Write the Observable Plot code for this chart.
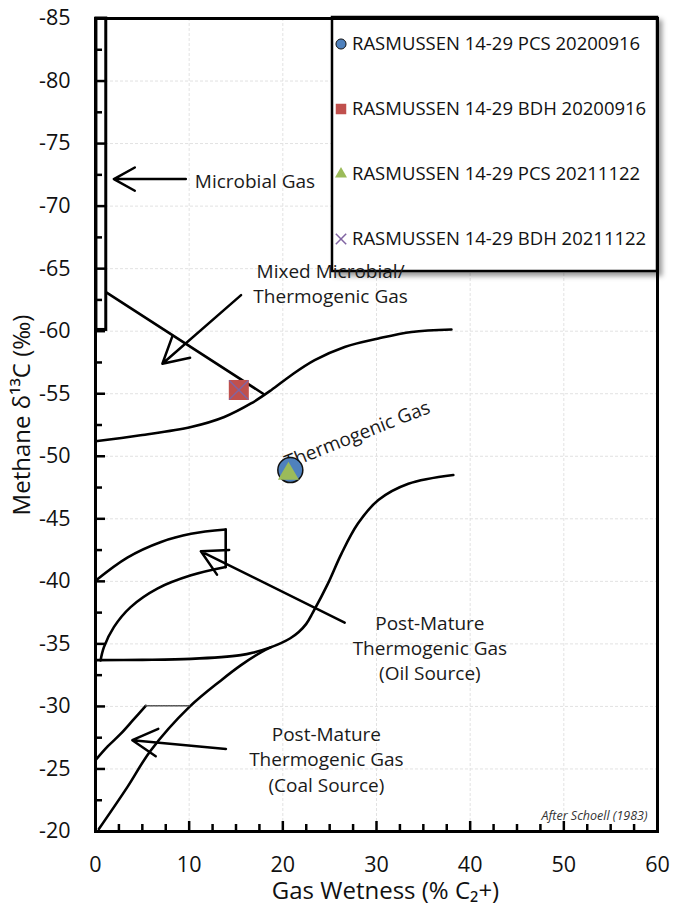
<!DOCTYPE html>
<html>
<head>
<meta charset="utf-8">
<script src="https://cdn.jsdelivr.net/npm/d3@7"></script>
<script src="https://cdn.jsdelivr.net/npm/@observablehq/plot@0.6"></script>
<style>
  body { margin: 0; background: #fff; font-family: "Open Sans", Lato, sans-serif; }
  #wrap { width: 674px; height: 906px; }
</style>
</head>
<body>
<div id="wrap"></div>
<script>
// ---- axes ----
const xTicks = [0, 10, 20, 30, 40, 50, 60];
const yTicks = [-85, -80, -75, -70, -65, -60, -55, -50, -45, -40, -35, -30, -25, -20];
const xMinor = [2.5, 5, 7.5, 12.5, 15, 17.5, 22.5, 25, 27.5, 32.5, 35, 37.5, 42.5, 45, 47.5, 52.5, 55, 57.5];
const yMinor = [-82.5, -77.5, -72.5, -67.5, -62.5, -57.5, -52.5, -47.5, -42.5, -37.5, -32.5, -27.5, -22.5];

// ---- samples ----
const seriesNames = ["RASMUSSEN 14-29 PCS 20200916", "RASMUSSEN 14-29 BDH 20200916", "RASMUSSEN 14-29 PCS 20211122", "RASMUSSEN 14-29 BDH 20211122"];
const seriesColors = ["#4f81bd", "#c0504d", "#9bbb59", "#8064a2"];
const seriesSymbols = ["circle", "square", "triangle", "times"];
const seriesX = [20.8, 15.3, 20.6, 15.3];
const seriesY = [-48.9, -55.3, -48.6, -55.3];

// ---- Schoell (1983) field boundaries ----
const microbialBoxX = [0.1, 1.15];
const microbialBoxY = [-85, -60.1];
const mixedLineX = [1.15, 17.9];
const mixedLineY = [-63.1, -55.0];
const thermoUpperX = [0, 4.8, 10.2, 13.75, 16.6, 18.75, 20.9, 23.4, 26.6, 30.2, 33.75, 38.0];
const thermoUpperY = [-51.2, -51.68, -52.34, -53.14, -54.22, -55.28, -56.48, -57.68, -58.74, -59.42, -59.94, -60.14];
const thermoLowerX = [0, 5, 10.2, 15.5, 17, 18.75, 19.8, 20.8, 21.7, 22.5, 23.2, 24.8, 26.25, 28, 30.2, 33.4, 38.2];
const thermoLowerY = [-33.7, -33.72, -33.8, -34.1, -34.34, -34.74, -35.06, -35.45, -35.95, -36.6, -37.5, -39.8, -42.2, -44.6, -46.5, -47.8, -48.5];
const oilUpperX = [0, 3.4, 7, 10.2, 13.9];
const oilUpperY = [-40.05, -41.9, -43.15, -43.8, -44.14];
const oilSideX = [13.9, 13.9];
const oilSideY = [-44.14, -41.14];
const oilInnerX = [0.54, 0.9, 1.96, 3.75, 6.6, 10.2, 13.9];
const oilInnerY = [-33.68, -34.74, -36.34, -37.94, -39.42, -40.48, -41.14];
const coalUpperX = [0, 1.3, 2.68, 4.0, 5.36];
const coalUpperY = [-25.7, -26.8, -27.8, -28.9, -30.05];
const coalTopX = [5.36, 10];
const coalTopY = [-30.05, -30.05];
const coalLowerX = [0.36, 3.4, 5.9, 10, 13.4, 15.5, 17.7, 18.75];
const coalLowerY = [-20.2, -23.55, -26.48, -29.94, -32.08, -33.28, -34.34, -34.74];

// ---- annotations ----
const annoText = ["Microbial Gas", "Mixed Microbial/\nThermogenic Gas", "Post-Mature\nThermogenic Gas\n(Oil Source)", "Post-Mature\nThermogenic Gas\n(Coal Source)"];
const annoX = [10.6, 25.1, 35.7, 24.65];
const annoY = [-72.1, -63.9, -34.74, -25.84];
const annoAnchor = ["start", "middle", "middle", "middle"];
const arrowX1 = [9.64, 15.54, 26.6, 13.93];
const arrowY1 = [-72.16, -62.88, -36.7, -26.6];
const arrowX2 = [1.96, 7.14, 11.25, 3.93];
const arrowY2 = [-72.16, -57.4, -42.4, -27.3];
const thermoLabel = "Thermogenic Gas";
const thermoLabelX = 27.95;
const thermoLabelY = -51.7;

const zip = (xs, ys) => xs.map((x, i) => ({x, y: ys[i]}));
const curves = [
  zip(thermoUpperX, thermoUpperY), zip(thermoLowerX, thermoLowerY),
  zip(oilUpperX, oilUpperY), zip(oilInnerX, oilInnerY), zip(coalUpperX, coalUpperY), zip(coalLowerX, coalLowerY)
];
const straights = [zip(mixedLineX, mixedLineY), zip(oilSideX, oilSideY)];
const annos = annoText.map((t, i) => ({t, x: annoX[i], y: annoY[i], a: annoAnchor[i]}));
const arrows = arrowX1.map((x1, i) => ({x1, y1: arrowY1[i], x2: arrowX2[i], y2: arrowY2[i]}));
const pts = seriesNames.map((n, i) => ({n, x: seriesX[i], y: seriesY[i]}));

const W = 674, H = 906, mL = 95, mR = 17, mT = 18, mB = 75;
const innerW = W - mL - mR, innerH = H - mT - mB;
const font = "'Open Sans', Lato, sans-serif";
const lw = 2.6;
const annoSize = 19;

const marks = [
  Plot.gridX(xTicks, {stroke: "#e2e2e2", strokeOpacity: 1, strokeDasharray: "3,2"}),
  Plot.gridY(yTicks, {stroke: "#e2e2e2", strokeOpacity: 1, strokeDasharray: "3,2"}),
  Plot.axisX(xTicks, {tickSize: 0, tickPadding: 25, fontSize: 21.5, fill: "#111", tickFormat: d => String(d), label: null}),
  Plot.axisY(yTicks, {tickSize: 0, tickPadding: 25, fontSize: 21.5, fill: "#111", tickFormat: d => String(d), label: null}),
  Plot.tickX(xTicks, {insetTop: innerH - 10, stroke: "#000", strokeWidth: 2.5}),
  Plot.tickX(xMinor, {insetTop: innerH - 7, stroke: "#000", strokeWidth: 2.5}),
  Plot.tickY(yTicks, {insetRight: innerW - 10, stroke: "#000", strokeWidth: 2.5}),
  Plot.tickY(yMinor, {insetRight: innerW - 7, stroke: "#000", strokeWidth: 2.5}),
  Plot.rect([0], {x1: () => microbialBoxX[0], x2: () => microbialBoxX[1], y1: () => microbialBoxY[0], y2: () => microbialBoxY[1], fill: "none", stroke: "#000", strokeWidth: 3})
];
curves.forEach(c => marks.push(Plot.line(c, {x: "x", y: "y", curve: "catmull-rom", stroke: "#000", strokeWidth: lw})));
straights.forEach(c => marks.push(Plot.line(c, {x: "x", y: "y", stroke: "#000", strokeWidth: lw})));
marks.push(Plot.line(zip(coalTopX, coalTopY), {x: "x", y: "y", stroke: "#555", strokeWidth: 1.6, strokeDasharray: "1.5,1"}));
marks.push(
  Plot.arrow(arrows, {x1: "x1", y1: "y1", x2: "x2", y2: "y2", stroke: "#000", strokeWidth: 2.5, headLength: 17, headAngle: 58, inset: 0}),
  Plot.text(annos.filter(d => d.a === "start"), {x: "x", y: "y", text: "t", textAnchor: "start", fontSize: annoSize, lineHeight: 1.32, fill: "#1a1a1a", fontFamily: font, className: "anno"}),
  Plot.text(annos.filter(d => d.a === "middle"), {x: "x", y: "y", text: "t", textAnchor: "middle", fontSize: annoSize, lineHeight: 1.32, fill: "#1a1a1a", fontFamily: font, className: "anno"}),
  Plot.text([thermoLabel], {x: () => thermoLabelX, y: () => thermoLabelY, text: d => d, rotate: -21.5, fontSize: annoSize, fill: "#1a1a1a", fontFamily: font}),
  Plot.dot(pts.filter((d, i) => i === 0), {x: "x", y: "y", symbol: "circle", r: 12.5, fill: seriesColors[0], stroke: "#111", strokeWidth: 1.5}),
  Plot.dot(pts.filter((d, i) => i === 1), {x: "x", y: "y", symbol: "square", r: 11.3, fill: seriesColors[1]}),
  Plot.dot(pts.filter((d, i) => i === 2), {x: "x", y: "y", symbol: "triangle", r: 7.8, fill: seriesColors[2]}),
  Plot.dot(pts.filter((d, i) => i === 3), {x: "x", y: "y", symbol: "times", r: 8.7, stroke: seriesColors[3], strokeWidth: 1.5, fill: "none"}),
  Plot.text(["After Schoell (1983)"], {frameAnchor: "bottom-right", textAnchor: "end", lineAnchor: "bottom", dx: -10, dy: -12, fontSize: 12.5, fontStyle: "italic", fill: "#333", fontFamily: font}),
  Plot.frame({stroke: "#000", strokeWidth: 3}),
  Plot.text(["Methane δ¹³C (‰)"], {frameAnchor: "left", textAnchor: "middle", lineAnchor: "middle", rotate: -90, dx: -73, dy: -10, fontSize: 24, fill: "#111", fontFamily: font}),
  Plot.text(["Gas Wetness (% C₂+)"], {frameAnchor: "bottom", textAnchor: "middle", lineAnchor: "middle", dx: 9, dy: 60, fontSize: 24, fill: "#111", fontFamily: font})
);

const chart = Plot.plot({
  width: W, height: H,
  marginLeft: mL, marginRight: mR, marginTop: mT, marginBottom: mB,
  style: {fontFamily: font, background: "#fff", overflow: "visible"},
  x: {domain: [0, 60]},
  y: {domain: [-20, -85]},
  marks
});
document.getElementById("wrap").appendChild(chart);

// ---- legend (drawn inside the plot's SVG, beneath the annotation texts) ----
const svg = d3.select(chart);
const defs = svg.append("defs");
const f = defs.append("filter").attr("id", "lgShadow").attr("x", "-10%").attr("y", "-10%").attr("width", "130%").attr("height", "130%");
f.append("feDropShadow").attr("dx", 4).attr("dy", 4).attr("stdDeviation", 2.5).attr("flood-color", "#000").attr("flood-opacity", 0.4);
const before = chart.querySelector("g.anno");
const lg = before ? svg.insert("g", "g.anno") : svg.append("g");
lg.attr("transform", "translate(332,17)").attr("font-family", font).attr("text-anchor", "start");
lg.append("rect").attr("width", 325).attr("height", 254).attr("fill", "#fff").attr("stroke", "#000").attr("stroke-width", 2.5).attr("filter", "url(#lgShadow)");
const symbolTypes = {circle: d3.symbolCircle, square: d3.symbolSquare, triangle: d3.symbolTriangle, times: d3.symbolTimes};
const symbolSizes = {circle: 80, square: 110, triangle: 62, times: 72};
seriesNames.forEach((name, i) => {
  const cy = 27 + i * 65;
  const sym = seriesSymbols[i];
  const p = lg.append("path").attr("transform", `translate(9,${cy})`).attr("d", d3.symbol(symbolTypes[sym], symbolSizes[sym])());
  if (sym === "times") p.attr("fill", "none").attr("stroke", seriesColors[i]).attr("stroke-width", 1.5);
  else p.attr("fill", seriesColors[i]).attr("stroke", sym === "circle" ? "#111" : "none").attr("stroke-width", 1);
  lg.append("text").attr("x", 20).attr("y", cy).attr("dy", "0.35em").attr("font-size", 18.5).attr("fill", "#111").text(name);
});
</script>
</body>
</html>
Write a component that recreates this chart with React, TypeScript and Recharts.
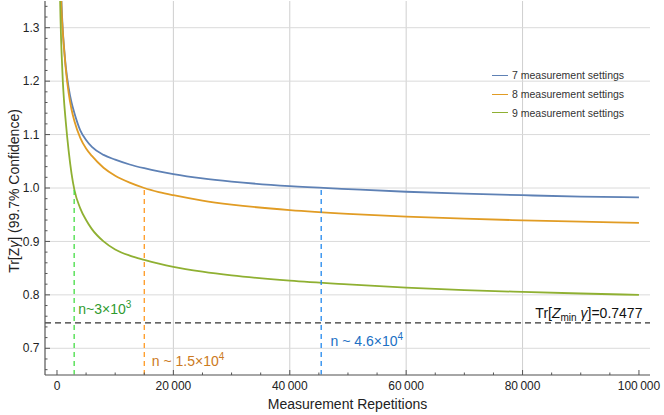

> [SET EXERCISE]:
Copy nothing past the line containing "-32.5, -27.5, -22.5];": reproduce every line from the start of the records up to it, skipping pictures.

> [FINAL RESULT]:
Write the Observable Plot code for this chart.
<!DOCTYPE html>
<html>
<head>
<meta charset="utf-8">
<script src="https://cdn.jsdelivr.net/npm/d3@7"></script>
<script src="https://cdn.jsdelivr.net/npm/@observablehq/plot@0.6"></script>
<style>
  body { margin: 0; background: #fff; font-family: "Open Sans", Lato, sans-serif; }
  #wrap { width: 674px; height: 906px; }
</style>
</head>
<body>
<div id="wrap"></div>
<script>
// ---- axes ----
const xTicks = [0, 10, 20, 30, 40, 50, 60];
const yTicks = [-85, -80, -75, -70, -65, -60, -55, -50, -45, -40, -35, -30, -25, -20];
const xMinor = [2.5, 5, 7.5, 12.5, 15, 17.5, 22.5, 25, 27.5, 32.5, 35, 37.5, 42.5, 45, 47.5, 52.5, 55, 57.5];
const yMinor = [-82.5, -77.5, -72.5, -67.5, -62.5, -57.5, -52.5, -47.5, -42.5, -37.5, -32.5, -27.5, -22.5];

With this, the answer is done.